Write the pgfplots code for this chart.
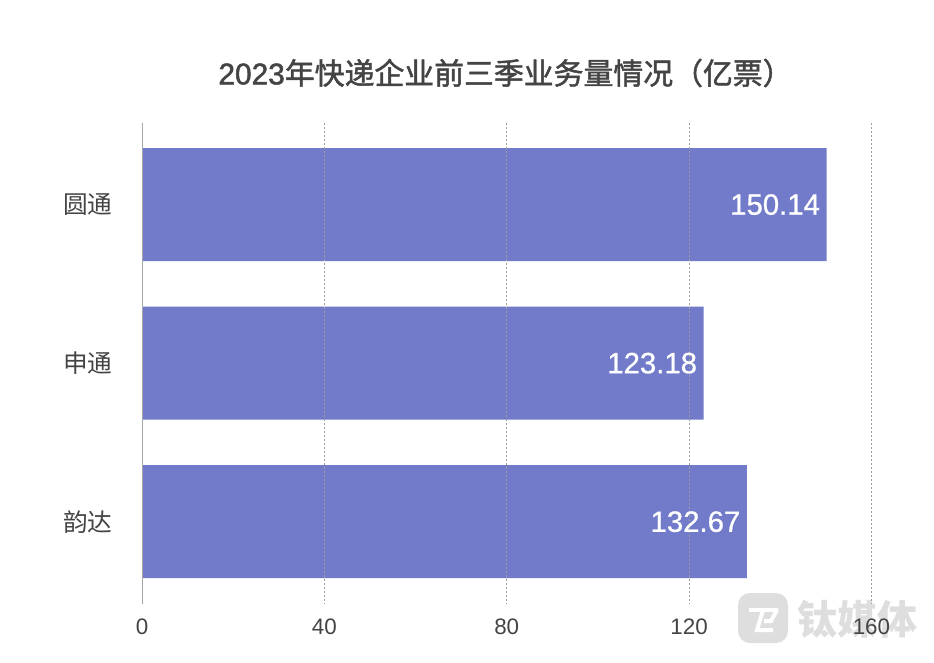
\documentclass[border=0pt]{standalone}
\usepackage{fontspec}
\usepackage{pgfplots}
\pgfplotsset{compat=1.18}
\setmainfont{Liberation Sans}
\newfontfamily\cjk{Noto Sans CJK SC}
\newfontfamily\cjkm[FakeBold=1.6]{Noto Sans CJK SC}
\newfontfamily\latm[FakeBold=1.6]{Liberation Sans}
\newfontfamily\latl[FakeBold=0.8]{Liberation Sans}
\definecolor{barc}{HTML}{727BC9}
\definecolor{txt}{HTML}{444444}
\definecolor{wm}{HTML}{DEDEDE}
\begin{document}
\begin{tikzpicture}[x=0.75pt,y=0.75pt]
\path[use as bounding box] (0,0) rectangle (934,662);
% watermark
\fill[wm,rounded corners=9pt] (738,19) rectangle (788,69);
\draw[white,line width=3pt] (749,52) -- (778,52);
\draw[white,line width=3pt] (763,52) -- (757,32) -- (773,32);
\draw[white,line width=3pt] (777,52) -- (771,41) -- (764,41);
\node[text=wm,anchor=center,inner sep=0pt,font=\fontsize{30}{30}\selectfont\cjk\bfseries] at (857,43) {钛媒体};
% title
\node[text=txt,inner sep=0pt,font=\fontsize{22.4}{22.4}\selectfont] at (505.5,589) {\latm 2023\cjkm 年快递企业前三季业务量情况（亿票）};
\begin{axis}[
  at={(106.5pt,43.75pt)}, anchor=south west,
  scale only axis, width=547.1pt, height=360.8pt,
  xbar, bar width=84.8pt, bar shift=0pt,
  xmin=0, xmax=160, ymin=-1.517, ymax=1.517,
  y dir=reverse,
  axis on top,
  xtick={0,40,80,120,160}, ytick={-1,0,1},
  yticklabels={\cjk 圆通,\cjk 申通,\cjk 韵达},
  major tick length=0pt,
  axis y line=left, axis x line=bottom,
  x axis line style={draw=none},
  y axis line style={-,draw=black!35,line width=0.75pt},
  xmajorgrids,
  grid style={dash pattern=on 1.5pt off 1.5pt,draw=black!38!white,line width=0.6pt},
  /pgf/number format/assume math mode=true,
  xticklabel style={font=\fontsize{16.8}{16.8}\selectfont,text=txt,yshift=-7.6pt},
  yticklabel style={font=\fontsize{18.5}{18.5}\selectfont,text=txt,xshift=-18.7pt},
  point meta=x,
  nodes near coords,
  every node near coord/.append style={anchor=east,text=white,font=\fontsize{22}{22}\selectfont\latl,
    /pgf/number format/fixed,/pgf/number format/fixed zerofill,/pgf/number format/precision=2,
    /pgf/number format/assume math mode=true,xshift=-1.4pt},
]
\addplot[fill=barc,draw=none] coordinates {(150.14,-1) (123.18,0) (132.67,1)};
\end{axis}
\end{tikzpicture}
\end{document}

:::::

SET PROBLEM ▸ Exclude the pictures. Write out the remaining data exactly.

REPLY ▸
Write the pgfplots code for this chart.
\documentclass[border=0pt]{standalone}
\usepackage{fontspec}
\usepackage{pgfplots}
\pgfplotsset{compat=1.18}
\setmainfont{Liberation Sans}
\newfontfamily\cjk{Noto Sans CJK SC}
\newfontfamily\cjkm[FakeBold=1.6]{Noto Sans CJK SC}
\newfontfamily\latm[FakeBold=1.6]{Liberation Sans}
\newfontfamily\latl[FakeBold=0.8]{Liberation Sans}
\definecolor{barc}{HTML}{727BC9}
\definecolor{txt}{HTML}{444444}
\definecolor{wm}{HTML}{DEDEDE}
\begin{document}
\begin{tikzpicture}[x=0.75pt,y=0.75pt]
\path[use as bounding box] (0,0) rectangle (934,662);
% watermark
\fill[wm,rounded corners=9pt] (738,19) rectangle (788,69);
\draw[white,line width=3pt] (749,52) -- (778,52);
\draw[white,line width=3pt] (763,52) -- (757,32) -- (773,32);
\draw[white,line width=3pt] (777,52) -- (771,41) -- (764,41);
\node[text=wm,anchor=center,inner sep=0pt,font=\fontsize{30}{30}\selectfont\cjk\bfseries] at (857,43) {钛媒体};
% title
\node[text=txt,inner sep=0pt,font=\fontsize{22.4}{22.4}\selectfont] at (505.5,589) {\latm 2023\cjkm 年快递企业前三季业务量情况（亿票）};
\begin{axis}[
  at={(106.5pt,43.75pt)}, anchor=south west,
  scale only axis, width=547.1pt, height=360.8pt,
  xbar, bar width=84.8pt, bar shift=0pt,
  xmin=0, xmax=160, ymin=-1.517, ymax=1.517,
  y dir=reverse,
  axis on top,
  xtick={0,40,80,120,160}, ytick={-1,0,1},
  yticklabels={\cjk 圆通,\cjk 申通,\cjk 韵达},
  major tick length=0pt,
  axis y line=left, axis x line=bottom,
  x axis line style={draw=none},
  y axis line style={-,draw=black!35,line width=0.75pt},
  xmajorgrids,
  grid style={dash pattern=on 1.5pt off 1.5pt,draw=black!38!white,line width=0.6pt},
  /pgf/number format/assume math mode=true,
  xticklabel style={font=\fontsize{16.8}{16.8}\selectfont,text=txt,yshift=-7.6pt},
  yticklabel style={font=\fontsize{18.5}{18.5}\selectfont,text=txt,xshift=-18.7pt},
  point meta=x,
  nodes near coords,
  every node near coord/.append style={anchor=east,text=white,font=\fontsize{22}{22}\selectfont\latl,
    /pgf/number format/fixed,/pgf/number format/fixed zerofill,/pgf/number format/precision=2,
    /pgf/number format/assume math mode=true,xshift=-1.4pt},
]
\addplot[fill=barc,draw=none] coordinates {(150.14,-1) (123.18,0) (132.67,1)};
\end{axis}
\end{tikzpicture}
\end{document}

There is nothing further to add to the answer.